Requirements: Repeat the material verbatim and drop the pictures.

★ ★ ★ ★ ★

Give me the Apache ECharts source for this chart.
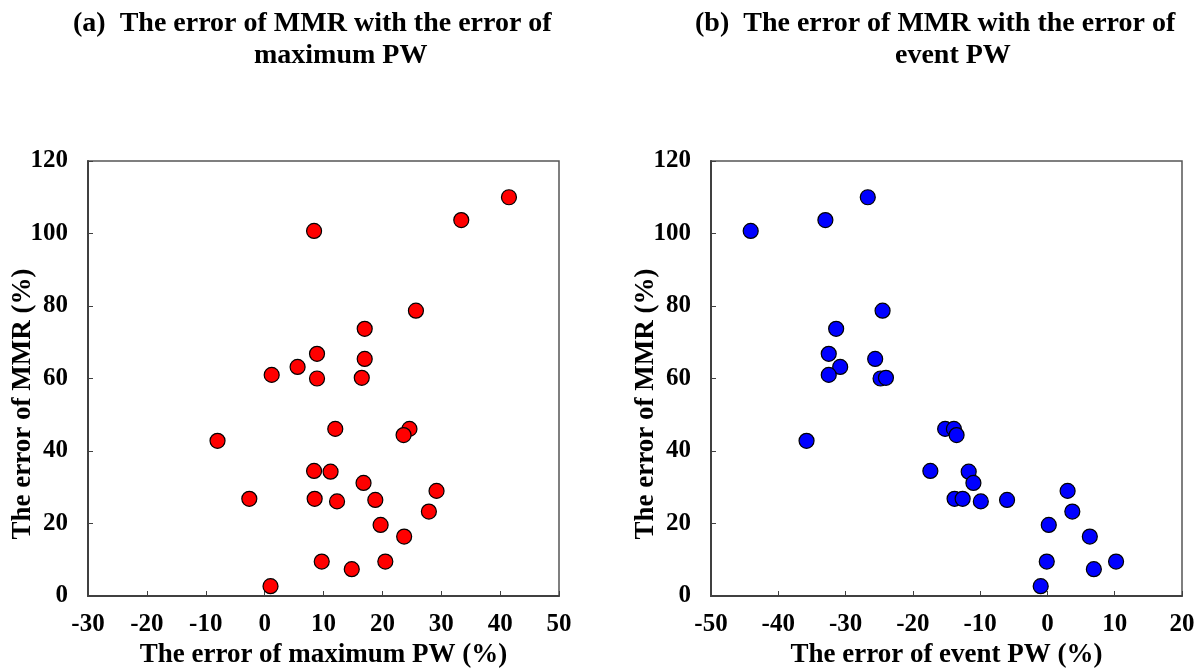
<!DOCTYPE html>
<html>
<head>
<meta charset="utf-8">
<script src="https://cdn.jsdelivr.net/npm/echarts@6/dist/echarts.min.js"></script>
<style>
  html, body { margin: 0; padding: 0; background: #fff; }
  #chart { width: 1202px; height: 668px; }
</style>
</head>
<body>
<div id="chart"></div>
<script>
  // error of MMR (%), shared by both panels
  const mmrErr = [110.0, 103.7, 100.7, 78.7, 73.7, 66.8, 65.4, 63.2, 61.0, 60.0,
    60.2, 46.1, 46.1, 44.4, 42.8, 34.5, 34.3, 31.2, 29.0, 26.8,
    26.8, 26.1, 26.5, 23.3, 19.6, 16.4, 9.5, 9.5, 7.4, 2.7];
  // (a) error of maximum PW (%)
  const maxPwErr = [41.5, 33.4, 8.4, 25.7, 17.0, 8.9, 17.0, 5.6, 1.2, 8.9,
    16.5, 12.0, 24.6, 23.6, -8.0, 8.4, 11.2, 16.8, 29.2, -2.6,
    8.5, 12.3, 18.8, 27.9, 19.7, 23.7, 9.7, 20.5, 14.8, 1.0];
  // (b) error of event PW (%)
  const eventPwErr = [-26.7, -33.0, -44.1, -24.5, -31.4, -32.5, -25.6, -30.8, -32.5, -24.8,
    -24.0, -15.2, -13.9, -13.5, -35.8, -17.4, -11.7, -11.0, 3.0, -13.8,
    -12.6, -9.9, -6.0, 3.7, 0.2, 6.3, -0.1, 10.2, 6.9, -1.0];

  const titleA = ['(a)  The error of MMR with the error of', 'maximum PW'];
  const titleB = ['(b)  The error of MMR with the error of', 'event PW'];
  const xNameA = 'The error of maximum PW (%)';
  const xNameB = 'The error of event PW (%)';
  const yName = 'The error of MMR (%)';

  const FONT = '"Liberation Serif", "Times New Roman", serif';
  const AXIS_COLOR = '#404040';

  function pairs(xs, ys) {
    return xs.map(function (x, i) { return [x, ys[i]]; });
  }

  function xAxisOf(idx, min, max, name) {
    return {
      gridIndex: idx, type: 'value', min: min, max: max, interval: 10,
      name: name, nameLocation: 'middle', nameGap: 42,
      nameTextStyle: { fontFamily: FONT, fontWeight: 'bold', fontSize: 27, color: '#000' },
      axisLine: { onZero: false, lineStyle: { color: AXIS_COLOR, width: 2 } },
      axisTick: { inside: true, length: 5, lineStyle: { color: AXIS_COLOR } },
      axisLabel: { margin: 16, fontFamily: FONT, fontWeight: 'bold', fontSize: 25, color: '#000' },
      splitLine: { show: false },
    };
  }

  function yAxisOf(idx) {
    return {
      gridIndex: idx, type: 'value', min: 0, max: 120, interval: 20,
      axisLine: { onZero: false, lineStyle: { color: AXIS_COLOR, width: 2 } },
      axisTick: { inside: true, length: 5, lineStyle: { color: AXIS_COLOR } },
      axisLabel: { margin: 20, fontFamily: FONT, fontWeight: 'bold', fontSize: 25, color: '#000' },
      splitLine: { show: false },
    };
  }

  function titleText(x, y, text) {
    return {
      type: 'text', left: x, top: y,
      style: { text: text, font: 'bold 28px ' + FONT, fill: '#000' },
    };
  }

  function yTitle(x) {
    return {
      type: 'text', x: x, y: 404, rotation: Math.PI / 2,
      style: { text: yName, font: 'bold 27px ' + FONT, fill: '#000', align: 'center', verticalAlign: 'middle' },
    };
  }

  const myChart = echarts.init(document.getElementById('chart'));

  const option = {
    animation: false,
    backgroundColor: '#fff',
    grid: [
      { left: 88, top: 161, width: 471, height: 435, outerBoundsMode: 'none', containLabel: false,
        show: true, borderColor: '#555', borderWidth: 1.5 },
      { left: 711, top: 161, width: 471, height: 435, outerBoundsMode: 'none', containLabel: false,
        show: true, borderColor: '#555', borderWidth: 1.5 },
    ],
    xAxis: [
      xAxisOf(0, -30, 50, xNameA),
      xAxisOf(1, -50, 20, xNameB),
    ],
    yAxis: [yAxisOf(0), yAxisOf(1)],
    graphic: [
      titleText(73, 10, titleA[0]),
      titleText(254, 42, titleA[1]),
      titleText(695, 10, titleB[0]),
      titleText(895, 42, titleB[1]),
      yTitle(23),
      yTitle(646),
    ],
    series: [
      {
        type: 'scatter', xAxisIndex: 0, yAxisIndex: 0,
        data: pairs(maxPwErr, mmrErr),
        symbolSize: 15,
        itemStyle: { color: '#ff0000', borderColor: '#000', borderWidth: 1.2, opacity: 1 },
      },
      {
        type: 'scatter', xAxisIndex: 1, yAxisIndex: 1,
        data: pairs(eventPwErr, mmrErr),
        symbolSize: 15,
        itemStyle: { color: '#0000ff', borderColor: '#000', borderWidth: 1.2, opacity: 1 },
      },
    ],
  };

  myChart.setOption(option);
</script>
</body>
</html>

★ ★ ★ ★ ★

The reply:
Give me the Apache ECharts source for this chart.
<!DOCTYPE html>
<html>
<head>
<meta charset="utf-8">
<script src="https://cdn.jsdelivr.net/npm/echarts@6/dist/echarts.min.js"></script>
<style>
  html, body { margin: 0; padding: 0; background: #fff; }
  #chart { width: 1202px; height: 668px; }
</style>
</head>
<body>
<div id="chart"></div>
<script>
  // error of MMR (%), shared by both panels
  const mmrErr = [110.0, 103.7, 100.7, 78.7, 73.7, 66.8, 65.4, 63.2, 61.0, 60.0,
    60.2, 46.1, 46.1, 44.4, 42.8, 34.5, 34.3, 31.2, 29.0, 26.8,
    26.8, 26.1, 26.5, 23.3, 19.6, 16.4, 9.5, 9.5, 7.4, 2.7];
  // (a) error of maximum PW (%)
  const maxPwErr = [41.5, 33.4, 8.4, 25.7, 17.0, 8.9, 17.0, 5.6, 1.2, 8.9,
    16.5, 12.0, 24.6, 23.6, -8.0, 8.4, 11.2, 16.8, 29.2, -2.6,
    8.5, 12.3, 18.8, 27.9, 19.7, 23.7, 9.7, 20.5, 14.8, 1.0];
  // (b) error of event PW (%)
  const eventPwErr = [-26.7, -33.0, -44.1, -24.5, -31.4, -32.5, -25.6, -30.8, -32.5, -24.8,
    -24.0, -15.2, -13.9, -13.5, -35.8, -17.4, -11.7, -11.0, 3.0, -13.8,
    -12.6, -9.9, -6.0, 3.7, 0.2, 6.3, -0.1, 10.2, 6.9, -1.0];

  const titleA = ['(a)  The error of MMR with the error of', 'maximum PW'];
  const titleB = ['(b)  The error of MMR with the error of', 'event PW'];
  const xNameA = 'The error of maximum PW (%)';
  const xNameB = 'The error of event PW (%)';
  const yName = 'The error of MMR (%)';

  const FONT = '"Liberation Serif", "Times New Roman", serif';
  const AXIS_COLOR = '#404040';

  function pairs(xs, ys) {
    return xs.map(function (x, i) { return [x, ys[i]]; });
  }

  function xAxisOf(idx, min, max, name) {
    return {
      gridIndex: idx, type: 'value', min: min, max: max, interval: 10,
      name: name, nameLocation: 'middle', nameGap: 42,
      nameTextStyle: { fontFamily: FONT, fontWeight: 'bold', fontSize: 27, color: '#000' },
      axisLine: { onZero: false, lineStyle: { color: AXIS_COLOR, width: 2 } },
      axisTick: { inside: true, length: 5, lineStyle: { color: AXIS_COLOR } },
      axisLabel: { margin: 16, fontFamily: FONT, fontWeight: 'bold', fontSize: 25, color: '#000' },
      splitLine: { show: false },
    };
  }

  function yAxisOf(idx) {
    return {
      gridIndex: idx, type: 'value', min: 0, max: 120, interval: 20,
      axisLine: { onZero: false, lineStyle: { color: AXIS_COLOR, width: 2 } },
      axisTick: { inside: true, length: 5, lineStyle: { color: AXIS_COLOR } },
      axisLabel: { margin: 20, fontFamily: FONT, fontWeight: 'bold', fontSize: 25, color: '#000' },
      splitLine: { show: false },
    };
  }

  function titleText(x, y, text) {
    return {
      type: 'text', left: x, top: y,
      style: { text: text, font: 'bold 28px ' + FONT, fill: '#000' },
    };
  }

  function yTitle(x) {
    return {
      type: 'text', x: x, y: 404, rotation: Math.PI / 2,
      style: { text: yName, font: 'bold 27px ' + FONT, fill: '#000', align: 'center', verticalAlign: 'middle' },
    };
  }

  const myChart = echarts.init(document.getElementById('chart'));

  const option = {
    animation: false,
    backgroundColor: '#fff',
    grid: [
      { left: 88, top: 161, width: 471, height: 435, outerBoundsMode: 'none', containLabel: false,
        show: true, borderColor: '#555', borderWidth: 1.5 },
      { left: 711, top: 161, width: 471, height: 435, outerBoundsMode: 'none', containLabel: false,
        show: true, borderColor: '#555', borderWidth: 1.5 },
    ],
    xAxis: [
      xAxisOf(0, -30, 50, xNameA),
      xAxisOf(1, -50, 20, xNameB),
    ],
    yAxis: [yAxisOf(0), yAxisOf(1)],
    graphic: [
      titleText(73, 10, titleA[0]),
      titleText(254, 42, titleA[1]),
      titleText(695, 10, titleB[0]),
      titleText(895, 42, titleB[1]),
      yTitle(23),
      yTitle(646),
    ],
    series: [
      {
        type: 'scatter', xAxisIndex: 0, yAxisIndex: 0,
        data: pairs(maxPwErr, mmrErr),
        symbolSize: 15,
        itemStyle: { color: '#ff0000', borderColor: '#000', borderWidth: 1.2, opacity: 1 },
      },
      {
        type: 'scatter', xAxisIndex: 1, yAxisIndex: 1,
        data: pairs(eventPwErr, mmrErr),
        symbolSize: 15,
        itemStyle: { color: '#0000ff', borderColor: '#000', borderWidth: 1.2, opacity: 1 },
      },
    ],
  };

  myChart.setOption(option);
</script>
</body>
</html>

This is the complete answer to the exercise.